The San Diego Union-Tribune on why California needs new DMV director - but not one named by Brown:

The California Department of Motor Vehicles’ year from hell keeps getting worse. First came reports of massive waiting lines around the state because of the DMV’s failure to prepare for its new responsibility to issue federal IDs under the Real ID law - despite more than a decade of advance notice. Now come reports that keep increasing in severity about how DMV workers have botched the state’s “motor voter” program, under which those who get driver’s licenses are automatically registered to vote. According to The Sacramento Bee, 77,000 people were double registered, 23,000 were registered with incorrect information, and as many as 1,500 ineligible voters were registered.

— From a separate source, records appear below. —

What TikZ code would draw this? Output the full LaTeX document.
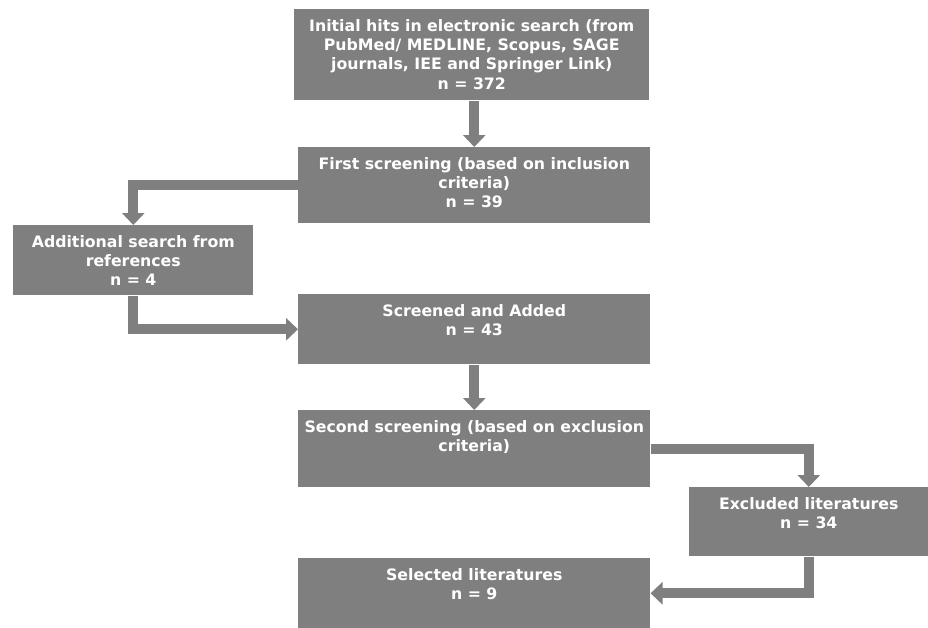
\documentclass[tikz,border=0pt]{standalone}
\usepackage{fontspec}
\setmainfont{DejaVu Sans}
\usetikzlibrary{positioning, arrows.meta}
\definecolor{boxgray}{HTML}{7F7F7F}
\tikzset{
	box/.style={fill=boxgray, text=white, inner sep=0pt, anchor=north west,
		font=\fontsize{11.2pt}{13.6pt}\selectfont\bfseries},
	flow/.style={draw=boxgray, line width=0.25cm, -{Triangle[width=0.55cm,length=0.3cm]}}
}
\newcommand{\boxtext}[3]{\parbox[t][#2][t]{#1}{\vspace*{0.26cm}\centering #3}}

\begin{document}
\begin{tikzpicture}
		\useasboundingbox (0,0) rectangle (23.2,-15.7);
		% boxes
		\node[box] (hits) at (7.35,-0.225) {\boxtext{8.875cm}{2.275cm}{Initial hits in electronic search (from\\ PubMed/ MEDLINE, Scopus, SAGE\\ journals, IEE and Springer Link)\\ n = 372}};
		\node[box] (first) at (7.45,-3.675) {\boxtext{8.8cm}{1.9cm}{First screening (based on inclusion\\ criteria)\\ n = 39}};
		\node[box] (addl) at (0.325,-5.625) {\boxtext{6cm}{1.75cm}{Additional search from\\ references\\ n = 4}};
		\node[box] (added) at (7.45,-7.35) {\boxtext{8.8cm}{1.75cm}{Screened and Added\\ n = 43}};
		\node[box] (second) at (7.45,-10.25) {\boxtext{8.8cm}{1.925cm}{Second screening (based on exclusion\\ criteria)}};
		\node[box] (excl) at (17.225,-12.175) {\boxtext{5.975cm}{1.725cm}{Excluded literatures\\ n = 34}};
		\node[box] (selected) at (7.45,-13.95) {\boxtext{8.8cm}{1.75cm}{Selected literatures\\ n = 9}};
		% arrows
		\draw[flow] (first.north |- hits.south) -- (first);
		\draw[flow] (first.west) -| (addl.north);
		\draw[flow] (addl.south) |- (added.west);
		\draw[flow] (added) -- (second);
		\draw[flow] (second.east) -| (excl.north);
		\draw[flow] (excl.south) |- (selected.east);
\end{tikzpicture}
\end{document}
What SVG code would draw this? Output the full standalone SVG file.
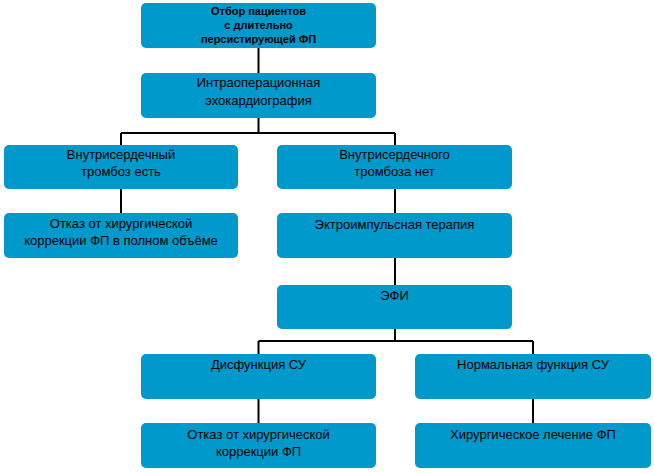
<svg xmlns="http://www.w3.org/2000/svg" width="654" height="473" viewBox="0 0 654 473">
<style>
.b{fill:#0099cc;}
.t{font-family:"Liberation Sans",Arial,sans-serif;font-size:13px;fill:#000;text-anchor:middle;}
.bold{font-weight:bold;font-size:11px;}
.c{stroke:#000;stroke-width:2;fill:none;}
</style>
<rect width="654" height="473" fill="#fff"/>
<g id="connectors" class="c">
<path d="M258.5 48V73M258.5 118V133M121 133H395M121 133V145M395 133V145M121 189V213M395 189V213M395 258V285M395 329V341M258.5 341H533M258.5 341V354M533 341V354M258.5 399V423M533 399V423"/>
</g>
<g id="n1"><rect class="b" x="141" y="3" width="235" height="45" rx="5"/><text class="t bold" x="258.5" y="15">Отбор пациентов</text><text class="t bold" x="258.5" y="29">с длительно</text><text class="t bold" x="258.5" y="43">персистирующей ФП</text></g>
<g id="n2"><rect class="b" x="141" y="73" width="235" height="45" rx="5"/><text class="t" x="258.5" y="87">Интраоперационная</text><text class="t" x="258.5" y="105">эхокардиография</text></g>
<g id="n3"><rect class="b" x="4" y="145" width="234" height="44" rx="5"/><text class="t" x="121" y="159">Внутрисердечный</text><text class="t" x="121" y="176">тромбоз есть</text></g>
<g id="n4"><rect class="b" x="277" y="145" width="235" height="44" rx="5"/><text class="t" x="394.5" y="159">Внутрисердечного</text><text class="t" x="394.5" y="176">тромбоза нет</text></g>
<g id="n5"><rect class="b" x="4" y="213" width="234" height="45" rx="5"/><text class="t" x="121" y="228">Отказ от хирургической</text><text class="t" x="121" y="245">коррекции ФП в полном объёме</text></g>
<g id="n6"><rect class="b" x="277" y="213" width="235" height="45" rx="5"/><text class="t" x="394.5" y="229">Эктроимпульсная терапия</text></g>
<g id="n7"><rect class="b" x="277" y="285" width="235" height="44" rx="5"/><text class="t" x="394.5" y="300">ЭФИ</text></g>
<g id="n8"><rect class="b" x="141" y="354" width="235" height="45" rx="5"/><text class="t" x="258.5" y="369">Дисфункция СУ</text></g>
<g id="n9"><rect class="b" x="415" y="354" width="236" height="45" rx="5"/><text class="t" x="533" y="369">Нормальная функция СУ</text></g>
<g id="n10"><rect class="b" x="141" y="423" width="235" height="45" rx="5"/><text class="t" x="258.5" y="439">Отказ от хирургической</text><text class="t" x="258.5" y="456">коррекции ФП</text></g>
<g id="n11"><rect class="b" x="415" y="423" width="236" height="45" rx="5"/><text class="t" x="533" y="439">Хирургическое лечение ФП</text></g>
</svg>
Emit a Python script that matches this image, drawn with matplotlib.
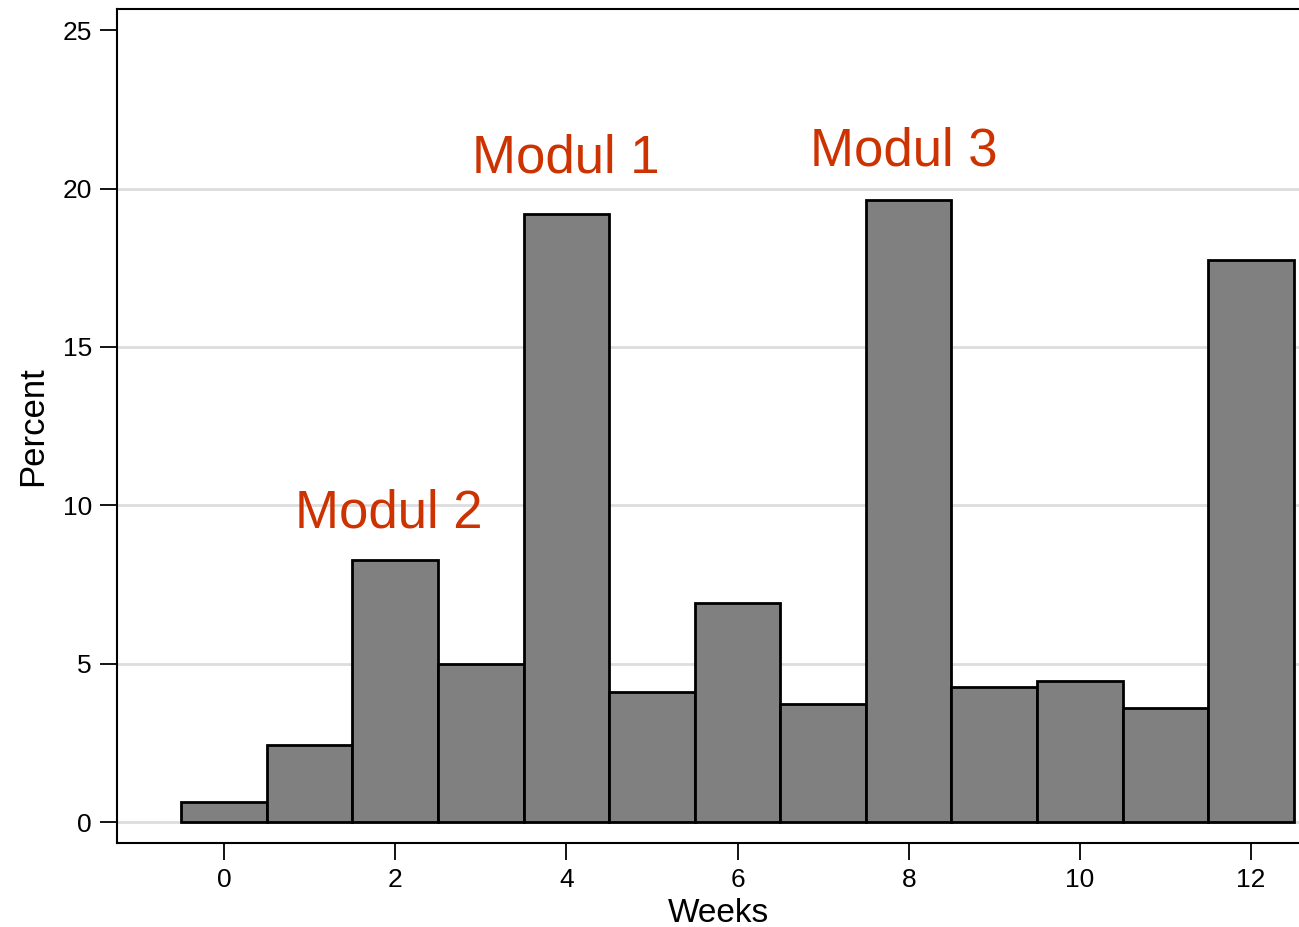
import matplotlib.pyplot as plt

plt.rcParams['font.family'] = ['Liberation Sans', 'DejaVu Sans']

weeks = [0, 1, 2, 3, 4, 5, 6, 7, 8, 9, 10, 11, 12]
percent = [0.63, 2.45, 8.28, 4.98, 19.21, 4.10, 6.92, 3.73, 19.65, 4.27, 4.45, 3.60, 17.76]

labels = ["Modul 2", "Modul 1", "Modul 3"]
label_x = [1.92, 4.0, 7.94]
label_y = [9.75, 20.95, 21.17]

red = '#CC3300'

fig = plt.figure(figsize=(12.99, 9.27), dpi=100)
ax = fig.add_axes([0.090, 0.0906, 0.912, 0.900])

ax.bar(weeks, percent, width=1.0, color='#808080', edgecolor='black', linewidth=2, zorder=3)

for t, x, y in zip(labels, label_x, label_y):
    ax.text(x, y, t, color=red, fontsize=38, ha='center', va='center', zorder=4)

ax.set_xlim(-1.25, 12.59)
ax.set_ylim(-0.66, 25.68)
ax.set_xticks([0, 2, 4, 6, 8, 10, 12])
ax.set_yticks([0, 5, 10, 15, 20, 25])

# grid lines, none at the top tick
for g in [0, 5, 10, 15, 20]:
    ax.axhline(g, color='#DDDDDD', linewidth=2, zorder=0)

ax.tick_params(labelsize=19, length=12, width=1.3, direction='out', pad=6)
ax.set_xlabel('Weeks', fontsize=24, labelpad=0)
ax.xaxis.set_label_coords(0.508, -0.066)
ax.set_ylabel('Percent', fontsize=25, labelpad=10)

ax.spines['right'].set_visible(False)
for s in ['left', 'top', 'bottom']:
    ax.spines[s].set_linewidth(1.5)

fig.savefig('out.png', dpi=100)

In sharp contrast, Oregon’s 2016 launch of “motor voter” was widely hailed. So how could California have botched implementation of its almost identical law on top of its Real ID fiasco? Pending investigations will provide more specific answers, but the initial focus has been on DMV Director Jean Shiomoto, who has worked at the agency for nearly 30 years and who downplays its woes. Veteran columnist Dan Walters also blames Gov. Jerry Brown and his “lack of interest in managerial duties.”

This history is why Brown should leave much of the DMV cleanup to his successor. The agency needs a new director who hasn’t spent decades immersed in the DMV’s culture of sluggish complacency, but that appointment should be made by the next governor. The DMV is one of the few state agencies that almost everyone has to deal with, so having it be competently managed must be a top priority.